Spielkultur
02.11.2015 10:43, Jan Wöbbeking

Warren Spector: "Uncharted, Heavy Rain und interaktive Filme holen nicht genug aus ihrem Medium heraus"

Entwickler-Koryphäe Warren Spector (Wing Commander, Thief, Deus Ex) hat sich auf der Keynote der PAX Aus 2015 (via powerupgaming.co.uk ) gegen Spiele mit zu starkem erzählerischem Korsett ausgesprochen: Interaktive Filme und Titel wie Uncharted, The Walking Dead und Heavy Rain holten einfach nicht genug aus den Möglichkeiten des Mediums Videospiel heraus. Die Möglichkeit, sich als Spieler in der Handlung einzubringen und auszudrücken, fehle weitgehend. An Entwickler richtete er die Botschaft: "Wenn ihr lediglich zeigen wollt, wie clever ihr seid, dann verzieht euch aus meinem Medium! Macht einen Film oder sowas - denn das ist es, was ihr machen solltet!"

Spector teilte Videospiele in drei Kategorien ein: Exemplare mit niedriger, mittlerer und hoher Ausdruckskraft. Als Beispiel für die niedrige Klasse erwähnte er Uncharted (und fügte selbstironisch hinzu, er wolle schließlich sicher gehen, nie mehr einen Auftrag zu bekommen):

"Es ist nicht so, dass Spiele wie dieses schlecht sind, aber sie limitieren eure Möglichkeit, mit der Spielwelt zu interagieren, damit sich die Story entfalten kann, wie es der Geschichtenerzähler möchte. (...) Man hat sehr limitierte Möglichkeiten, sich selbst auszudrücken; es geht darum, wie man einen festgelegten Pfad abschließt, um zum nächsten Handlungs-Punkt zu gelangen. (...) Es ist eine großartige Story - eine bessere Story als ich sie je in einem Spiel erzählen werde, aber es ist keine Story des Spielers; es ist nicht deine Story."
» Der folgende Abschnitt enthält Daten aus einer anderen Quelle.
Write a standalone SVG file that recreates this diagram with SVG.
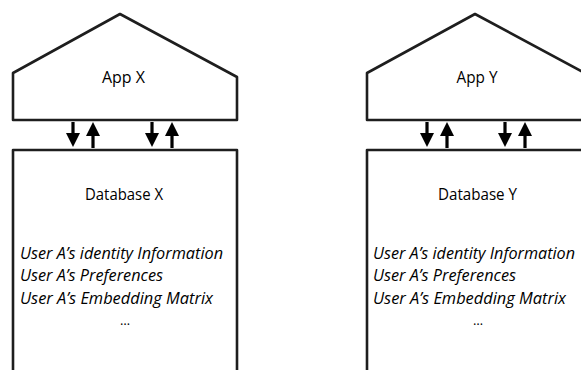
<svg xmlns="http://www.w3.org/2000/svg" width="581" height="370" viewBox="0 0 581 370">
<style>
.shape{fill:#fff;stroke:#1e1e1e;stroke-width:2.6;stroke-linejoin:round}
.t{font-family:"Open Sans","Noto Sans",sans-serif;font-size:16.5px;fill:#000}
.i{font-family:"Open Sans","Noto Sans",sans-serif;font-size:15.5px;font-style:italic;fill:#000}
.d{font-family:"Open Sans","Noto Sans",sans-serif;font-size:13px;fill:#000}
.arr{fill:#000}
</style>
<defs>
<g id="down"><rect x="-1.6" y="0" width="3.2" height="13" class="arr"/><polygon points="-7,11 7,11 0,25" class="arr"/></g>
<g id="up"><polygon points="-7,14 7,14 0,0" class="arr"/><rect x="-1.6" y="12" width="3.2" height="14" class="arr"/></g>
</defs>
<rect width="581" height="370" fill="#fff"/>
<g id="appX">
<path class="shape" d="M13,120 L13,73 L120,14 L237,77 L237,120 Z"/>
<text class="t" x="123.5" y="83" text-anchor="middle" textLength="43" lengthAdjust="spacingAndGlyphs">App X</text>
</g>
<g id="dbX">
<path class="shape" d="M13,372 L13,150 L237,150 L237,372"/>
<text class="t" x="124" y="200" text-anchor="middle" textLength="78" lengthAdjust="spacingAndGlyphs">Database X</text>
<text class="i" x="20" y="259" textLength="203" lengthAdjust="spacingAndGlyphs">User A’s identity Information</text>
<text class="i" x="20" y="281" textLength="143" lengthAdjust="spacingAndGlyphs">User A’s Preferences</text>
<text class="i" x="20" y="304" textLength="193" lengthAdjust="spacingAndGlyphs">User A’s Embedding Matrix</text>
<text class="d" x="125" y="325" text-anchor="middle">…</text>
</g>
<g id="appY">
<path class="shape" d="M367,120 L367,73 L475,14 L592,77 L592,120 Z"/>
<text class="t" x="477" y="83" text-anchor="middle" textLength="41" lengthAdjust="spacingAndGlyphs">App Y</text>
</g>
<g id="dbY">
<path class="shape" d="M367,372 L367,150 L592,150"/>
<text class="t" x="477.5" y="200" text-anchor="middle" textLength="79" lengthAdjust="spacingAndGlyphs">Database Y</text>
<text class="i" x="373" y="259" textLength="202" lengthAdjust="spacingAndGlyphs">User A’s identity Information</text>
<text class="i" x="373" y="281" textLength="143" lengthAdjust="spacingAndGlyphs">User A’s Preferences</text>
<text class="i" x="373" y="304" textLength="193" lengthAdjust="spacingAndGlyphs">User A’s Embedding Matrix</text>
<text class="d" x="478" y="325" text-anchor="middle">…</text>
</g>
<g id="connectors">
<use href="#down" x="73" y="122"/>
<use href="#up" x="93" y="122"/>
<use href="#down" x="152" y="122"/>
<use href="#up" x="172" y="122"/>
<use href="#down" x="427" y="122"/>
<use href="#up" x="447" y="122"/>
<use href="#down" x="505" y="122"/>
<use href="#up" x="525" y="122"/>
</g>
</svg>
Zur mittleren Kategorie gehörten Titel wie Telltales Adventure The Walking Dead oder Quantic Dreams' Heavy Rain:

"Ich liebe The Walking Dead, aber die Entscheidungen, die man trifft, sind zwangsläufige Entscheidungen...aber sie richten sich nach dem Designer, nicht nach dem Spieler. Jede Entscheidung in einem Spiel wie diesem wurde vor-gescriptet und irgendwo von einem Designer vorgeschrieben - und die Effekte dieser Enstcheidung wurden von den Entwicklern vorbestimmt. (...) Es gibt nur sehr wenig Dinge, die tatsächlich der Spieler tun kann."
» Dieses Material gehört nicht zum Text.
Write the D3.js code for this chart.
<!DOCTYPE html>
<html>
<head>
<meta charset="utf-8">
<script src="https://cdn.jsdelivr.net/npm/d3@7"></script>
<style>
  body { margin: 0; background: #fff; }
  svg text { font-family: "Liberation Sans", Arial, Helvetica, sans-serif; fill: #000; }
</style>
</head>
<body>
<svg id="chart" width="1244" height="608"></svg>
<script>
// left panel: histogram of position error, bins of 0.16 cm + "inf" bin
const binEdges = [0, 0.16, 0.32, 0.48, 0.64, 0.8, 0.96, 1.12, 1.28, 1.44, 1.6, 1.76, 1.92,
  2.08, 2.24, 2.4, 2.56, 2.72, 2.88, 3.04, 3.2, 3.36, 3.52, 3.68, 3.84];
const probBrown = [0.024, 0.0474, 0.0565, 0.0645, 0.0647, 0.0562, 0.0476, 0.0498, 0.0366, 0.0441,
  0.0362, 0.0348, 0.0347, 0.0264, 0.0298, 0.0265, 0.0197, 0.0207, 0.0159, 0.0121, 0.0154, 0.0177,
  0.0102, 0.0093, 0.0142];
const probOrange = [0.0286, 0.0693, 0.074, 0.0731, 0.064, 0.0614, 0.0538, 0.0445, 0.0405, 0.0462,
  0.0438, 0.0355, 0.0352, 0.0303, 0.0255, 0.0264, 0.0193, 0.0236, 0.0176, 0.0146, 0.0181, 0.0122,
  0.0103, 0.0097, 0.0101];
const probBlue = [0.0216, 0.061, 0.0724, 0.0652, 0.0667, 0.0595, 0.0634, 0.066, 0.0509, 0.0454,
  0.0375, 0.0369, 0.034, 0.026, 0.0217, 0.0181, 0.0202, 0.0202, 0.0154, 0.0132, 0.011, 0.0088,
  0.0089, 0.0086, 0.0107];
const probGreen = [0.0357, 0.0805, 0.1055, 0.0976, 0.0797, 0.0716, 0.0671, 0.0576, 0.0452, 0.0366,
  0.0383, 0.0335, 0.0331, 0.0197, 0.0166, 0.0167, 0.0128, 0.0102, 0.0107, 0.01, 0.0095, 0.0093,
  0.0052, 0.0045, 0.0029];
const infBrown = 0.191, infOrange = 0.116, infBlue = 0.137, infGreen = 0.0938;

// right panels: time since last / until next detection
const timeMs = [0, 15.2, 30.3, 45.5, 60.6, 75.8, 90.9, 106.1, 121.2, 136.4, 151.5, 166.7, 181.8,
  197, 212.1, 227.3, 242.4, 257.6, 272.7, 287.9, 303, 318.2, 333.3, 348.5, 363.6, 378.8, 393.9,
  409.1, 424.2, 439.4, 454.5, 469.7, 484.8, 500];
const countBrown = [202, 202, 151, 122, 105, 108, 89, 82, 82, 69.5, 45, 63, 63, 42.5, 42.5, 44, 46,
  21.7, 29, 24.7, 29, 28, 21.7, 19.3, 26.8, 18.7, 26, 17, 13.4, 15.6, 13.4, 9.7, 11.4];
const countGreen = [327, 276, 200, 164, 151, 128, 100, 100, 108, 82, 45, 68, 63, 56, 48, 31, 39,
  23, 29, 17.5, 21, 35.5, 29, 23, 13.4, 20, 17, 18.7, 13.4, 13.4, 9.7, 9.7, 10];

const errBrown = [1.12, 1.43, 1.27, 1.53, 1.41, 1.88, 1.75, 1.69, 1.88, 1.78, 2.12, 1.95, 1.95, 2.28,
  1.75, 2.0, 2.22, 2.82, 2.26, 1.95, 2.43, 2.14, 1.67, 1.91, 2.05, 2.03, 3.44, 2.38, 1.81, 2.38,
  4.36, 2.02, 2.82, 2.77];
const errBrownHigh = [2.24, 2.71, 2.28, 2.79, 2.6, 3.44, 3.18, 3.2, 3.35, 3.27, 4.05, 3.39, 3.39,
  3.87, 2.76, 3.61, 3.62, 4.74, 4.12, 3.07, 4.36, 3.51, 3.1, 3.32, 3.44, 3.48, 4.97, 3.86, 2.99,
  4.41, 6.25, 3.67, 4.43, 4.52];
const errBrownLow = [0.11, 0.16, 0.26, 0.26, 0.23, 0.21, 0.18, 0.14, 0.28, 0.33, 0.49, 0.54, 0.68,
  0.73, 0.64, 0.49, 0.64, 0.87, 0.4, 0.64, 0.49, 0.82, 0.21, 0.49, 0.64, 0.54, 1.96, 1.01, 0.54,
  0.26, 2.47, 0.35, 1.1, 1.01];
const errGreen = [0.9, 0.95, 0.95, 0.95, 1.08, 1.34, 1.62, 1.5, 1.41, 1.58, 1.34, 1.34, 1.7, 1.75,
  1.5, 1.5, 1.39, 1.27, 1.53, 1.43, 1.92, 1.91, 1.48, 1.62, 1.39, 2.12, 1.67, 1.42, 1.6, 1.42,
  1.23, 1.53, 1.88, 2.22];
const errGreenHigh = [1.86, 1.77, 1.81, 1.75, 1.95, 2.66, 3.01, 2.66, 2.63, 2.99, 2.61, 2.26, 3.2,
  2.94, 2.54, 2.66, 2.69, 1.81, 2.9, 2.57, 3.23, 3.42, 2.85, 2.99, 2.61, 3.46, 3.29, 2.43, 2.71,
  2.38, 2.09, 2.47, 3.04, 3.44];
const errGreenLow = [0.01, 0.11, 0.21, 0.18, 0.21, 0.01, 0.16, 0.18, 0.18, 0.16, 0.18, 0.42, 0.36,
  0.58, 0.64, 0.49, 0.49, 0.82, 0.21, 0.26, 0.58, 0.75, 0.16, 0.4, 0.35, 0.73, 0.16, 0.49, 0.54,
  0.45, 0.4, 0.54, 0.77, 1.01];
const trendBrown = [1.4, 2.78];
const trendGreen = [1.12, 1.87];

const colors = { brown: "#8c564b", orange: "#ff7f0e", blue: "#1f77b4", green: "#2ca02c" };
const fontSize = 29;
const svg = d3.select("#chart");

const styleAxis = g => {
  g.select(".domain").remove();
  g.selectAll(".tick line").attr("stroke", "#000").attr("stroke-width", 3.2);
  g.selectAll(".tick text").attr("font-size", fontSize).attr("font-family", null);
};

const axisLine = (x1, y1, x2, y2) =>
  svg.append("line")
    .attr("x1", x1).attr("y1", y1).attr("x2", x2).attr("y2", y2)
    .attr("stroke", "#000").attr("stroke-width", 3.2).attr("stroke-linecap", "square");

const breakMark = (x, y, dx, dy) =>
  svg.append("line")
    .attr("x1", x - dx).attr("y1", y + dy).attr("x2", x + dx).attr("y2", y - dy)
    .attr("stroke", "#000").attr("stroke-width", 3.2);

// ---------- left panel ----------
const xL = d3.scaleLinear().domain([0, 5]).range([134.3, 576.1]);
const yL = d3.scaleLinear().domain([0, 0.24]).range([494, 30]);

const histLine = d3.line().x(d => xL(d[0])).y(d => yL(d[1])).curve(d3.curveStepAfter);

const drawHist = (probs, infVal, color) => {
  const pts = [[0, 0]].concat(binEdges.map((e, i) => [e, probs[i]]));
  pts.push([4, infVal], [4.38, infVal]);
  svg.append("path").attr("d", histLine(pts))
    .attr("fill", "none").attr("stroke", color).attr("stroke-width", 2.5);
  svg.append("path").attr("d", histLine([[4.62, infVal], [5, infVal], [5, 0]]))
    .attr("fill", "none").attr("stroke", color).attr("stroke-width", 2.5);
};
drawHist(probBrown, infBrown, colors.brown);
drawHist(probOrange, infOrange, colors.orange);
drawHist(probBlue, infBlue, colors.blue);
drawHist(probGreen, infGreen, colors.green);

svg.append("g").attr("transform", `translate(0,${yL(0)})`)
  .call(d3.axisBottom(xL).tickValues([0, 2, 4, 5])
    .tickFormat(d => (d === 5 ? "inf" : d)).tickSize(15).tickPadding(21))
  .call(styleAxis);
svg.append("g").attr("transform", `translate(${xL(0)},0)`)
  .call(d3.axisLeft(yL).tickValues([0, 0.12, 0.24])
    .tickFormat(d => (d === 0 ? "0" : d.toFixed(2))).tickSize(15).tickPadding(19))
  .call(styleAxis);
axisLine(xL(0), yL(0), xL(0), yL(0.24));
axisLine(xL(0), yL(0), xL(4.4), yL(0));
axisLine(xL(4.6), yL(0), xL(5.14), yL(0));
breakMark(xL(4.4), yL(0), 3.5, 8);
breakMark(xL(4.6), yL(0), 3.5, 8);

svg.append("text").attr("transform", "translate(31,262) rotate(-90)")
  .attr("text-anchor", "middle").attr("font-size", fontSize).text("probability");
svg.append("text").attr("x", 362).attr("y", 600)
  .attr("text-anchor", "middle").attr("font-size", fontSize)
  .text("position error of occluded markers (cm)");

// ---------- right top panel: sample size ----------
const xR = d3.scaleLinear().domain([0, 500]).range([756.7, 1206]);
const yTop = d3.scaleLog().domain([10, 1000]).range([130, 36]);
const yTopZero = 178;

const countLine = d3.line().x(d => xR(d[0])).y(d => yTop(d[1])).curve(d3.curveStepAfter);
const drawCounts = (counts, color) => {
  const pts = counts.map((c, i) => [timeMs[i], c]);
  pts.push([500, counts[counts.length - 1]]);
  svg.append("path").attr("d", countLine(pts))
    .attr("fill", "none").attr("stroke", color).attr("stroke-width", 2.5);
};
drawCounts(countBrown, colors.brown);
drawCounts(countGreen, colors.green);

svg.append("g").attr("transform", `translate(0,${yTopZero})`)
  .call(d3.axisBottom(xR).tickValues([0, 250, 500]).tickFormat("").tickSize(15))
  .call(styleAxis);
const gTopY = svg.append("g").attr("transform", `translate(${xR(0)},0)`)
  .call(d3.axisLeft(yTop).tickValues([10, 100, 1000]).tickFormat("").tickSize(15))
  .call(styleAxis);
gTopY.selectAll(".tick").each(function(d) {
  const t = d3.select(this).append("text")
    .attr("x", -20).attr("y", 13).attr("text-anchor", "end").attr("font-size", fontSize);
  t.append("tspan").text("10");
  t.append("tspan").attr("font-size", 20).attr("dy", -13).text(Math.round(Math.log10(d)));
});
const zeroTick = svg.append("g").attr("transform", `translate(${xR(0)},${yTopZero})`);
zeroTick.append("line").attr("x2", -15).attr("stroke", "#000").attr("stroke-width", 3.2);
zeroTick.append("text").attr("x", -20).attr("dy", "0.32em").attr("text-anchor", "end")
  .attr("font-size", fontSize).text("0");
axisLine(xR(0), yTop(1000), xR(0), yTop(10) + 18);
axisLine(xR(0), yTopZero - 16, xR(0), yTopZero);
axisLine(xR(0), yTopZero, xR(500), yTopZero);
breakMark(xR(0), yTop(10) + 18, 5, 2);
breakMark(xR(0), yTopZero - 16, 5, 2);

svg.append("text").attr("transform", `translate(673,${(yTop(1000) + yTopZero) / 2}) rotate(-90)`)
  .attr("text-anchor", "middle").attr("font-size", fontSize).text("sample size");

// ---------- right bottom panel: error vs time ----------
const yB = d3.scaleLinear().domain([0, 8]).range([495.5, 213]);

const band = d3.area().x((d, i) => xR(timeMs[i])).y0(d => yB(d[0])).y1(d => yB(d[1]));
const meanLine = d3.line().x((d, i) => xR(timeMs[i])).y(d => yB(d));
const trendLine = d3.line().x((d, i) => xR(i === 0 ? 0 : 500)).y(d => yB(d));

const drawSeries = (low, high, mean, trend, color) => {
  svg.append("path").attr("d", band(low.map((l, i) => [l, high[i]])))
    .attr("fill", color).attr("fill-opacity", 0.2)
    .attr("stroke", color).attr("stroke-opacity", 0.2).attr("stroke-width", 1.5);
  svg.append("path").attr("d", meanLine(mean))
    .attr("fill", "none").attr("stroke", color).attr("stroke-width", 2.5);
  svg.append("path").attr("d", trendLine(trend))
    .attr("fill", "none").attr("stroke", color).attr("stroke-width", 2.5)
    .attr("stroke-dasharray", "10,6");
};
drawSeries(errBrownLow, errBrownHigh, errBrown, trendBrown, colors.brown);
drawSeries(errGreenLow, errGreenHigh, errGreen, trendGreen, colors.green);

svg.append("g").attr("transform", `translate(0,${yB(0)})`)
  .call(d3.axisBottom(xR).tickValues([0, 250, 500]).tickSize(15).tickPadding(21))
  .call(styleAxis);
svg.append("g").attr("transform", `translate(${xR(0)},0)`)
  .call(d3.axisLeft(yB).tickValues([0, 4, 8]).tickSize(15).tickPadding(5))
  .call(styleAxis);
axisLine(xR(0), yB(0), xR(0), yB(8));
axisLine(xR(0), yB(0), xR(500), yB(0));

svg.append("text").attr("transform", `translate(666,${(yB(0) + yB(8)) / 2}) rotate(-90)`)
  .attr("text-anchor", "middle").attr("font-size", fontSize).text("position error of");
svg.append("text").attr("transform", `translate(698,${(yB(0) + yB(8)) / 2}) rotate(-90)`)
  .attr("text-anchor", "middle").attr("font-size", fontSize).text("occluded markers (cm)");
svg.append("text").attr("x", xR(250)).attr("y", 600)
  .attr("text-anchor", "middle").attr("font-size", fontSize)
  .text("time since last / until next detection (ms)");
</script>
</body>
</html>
Auch Heavy Rain lobt Spector für das allgemeine Erlebnis, allerdings handle es sich auch hier im Wesentlichen nur um rund fünf Spielfilm-Scripts, die man in ein Spiel gepackt hat; man suche sich lediglich eine dieser Drehbuch-Varianten aus. Das Medium befinde sich momentan an einem Tiefpunkt - statt sich solcher Mechanismen zu bedienen, sollten Spiele lieber "kollaboratives Geschichtenerzählen" fördern, statt an der festgefahrenen Mechanismen der Branche festzuhalten. Spieler könnten mit ihrem Geld bestimmen, dass erzählerisch progressivere Titel erfolgreich werden. Als Positivbeispiele für "High Expression", also intensiver Einbindung des Spielers in die Erzählung nannte er z.B. Dishonored, Fallout, Deus Ex: Human Revolution und Die Sims.

Wie Powerupgaming berichtet , hat mittlerweile Naughty Dogs "Community Strategist" Arne Meier auf Spectors Thesen geantwortet. Auch er stellt fest, dass die Indutsrie mehr aus den Möglichkeiten des Mediums herausholen könnte, spricht sich aber vor allem für eine Vielfalt von Genres, Modelle, Finanzierungs- und Erzählformen aus:

"Momentan haben wir in der Industrie eine große Chance, viele unterschiedliche Spiele zu produzieren, von Blockbuster-Triple-A-Studios bis hin zu Indie-Studios, um sich an jede Art von Spielstil und jede Form von Bedürfnis zu richten, die es in einem Spiel geben kann."